The Securing America’s Titanium Manufacturing Act would temporarily waive the 15 percent tariff on imported titanium sponge, the Congressmembers said. U.S. Reps. Carol Miller (R-WV), Dina Titus (D-NV), Mike Kelly (R-PA) and Haley Stevens (D-MI) also co-sponsored the bill.

“The current 15 percent tariff on imported of titanium sponge puts an unnecessary burden on American producers, especially the producers of critical products needed for our national defense,” Wenstrup said. “By providing a temporary waiver of these tariffs, we can ensure American producers can compete on the international stage while securing the supply chain for critical supplies needed for our defense industry.”

Officials said titanium sponge is a crucial raw material used in creating aircraft frames, jet engines, helicopters and missiles, among other things. Currently in the U.S. there is no domestic production of titanium sponge requiring U.S. titanium manufacturers to import it from abroad. The current 15 percent tariff puts American titanium producers at a disadvantage globally, the Congressmembers said. Three quarters of the U.S. titanium sponge imports in the U.S. come from Japan.
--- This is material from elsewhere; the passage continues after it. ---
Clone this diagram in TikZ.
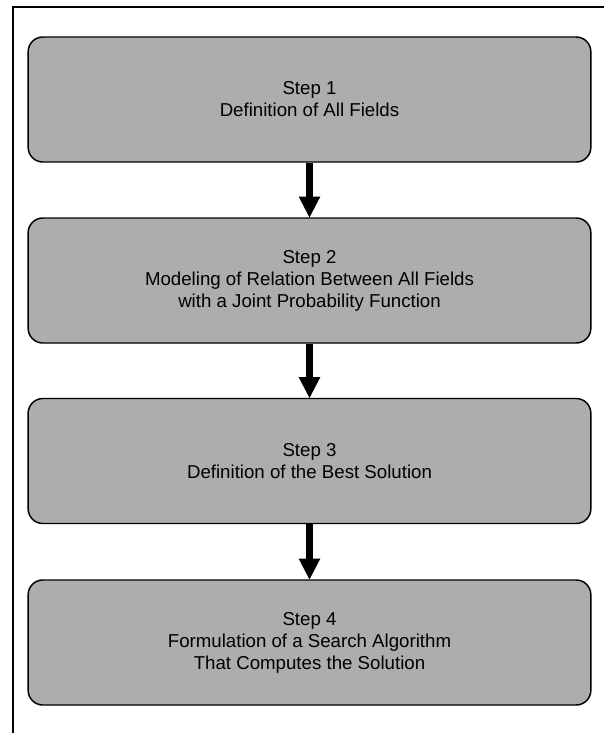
\documentclass[tikz,border=0pt]{standalone}
\usepackage{fontspec}
\setmainfont{Liberation Sans}
\usetikzlibrary{arrows.meta}
\begin{document}
\begin{tikzpicture}[x=0.75pt,y=-0.75pt,
  stepbox/.style={draw=black,line width=1.1pt,fill=black!32,rounded corners=11pt,
    minimum width=422pt,minimum height=93.75pt,align=center,inner sep=0pt,
    font=\fontsize{14}{16.5}\selectfont},
  flow/.style={line width=5pt,-{Triangle[width=15pt,length=16pt]},shorten >=-0.5pt}]
\useasboundingbox (0,0) rectangle (604,733);
\draw[line width=0.8pt] (13,733) -- (13,7) -- (604,7);
\node[stepbox] (b1) at (309.5,99.5) {Step 1\\Definition of All Fields};
\node[stepbox] (b2) at (309.5,280.5) {Step 2\\Modeling of Relation Between All Fields\\with a Joint Probability Function};
\node[stepbox] (b3) at (309.5,461) {Step 3\\Definition of the Best Solution};
\node[stepbox] (b4) at (309.5,642.5) {Step 4\\Formulation of a Search Algorithm\\That Computes the Solution};
\draw[flow] (b1.south) -- (b2.north);
\draw[flow] (b2.south) -- (b3.north);
\draw[flow] (b3.south) -- (b4.north);
\end{tikzpicture}
\end{document}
The bill also includes provisions that would give the President the authority to increase the tariff back to 15 percent if a sufficient domestic production to meet U.S. national security arises or if importing titanium from other countries becomes a concern.

The legislation has wide industry support.

“Titanium is critical to the U.S. aerospace and defense industry. From jet engines to landing gear, it’s used in every major platform. Rep. Wenstrup and Rep. Kildee’s new bill Securing America’s Titanium Manufacturing Act will ensure reliable access to this vital mineral,” Eric Fanning, President and CEO of the Aerospace Industries Association, said.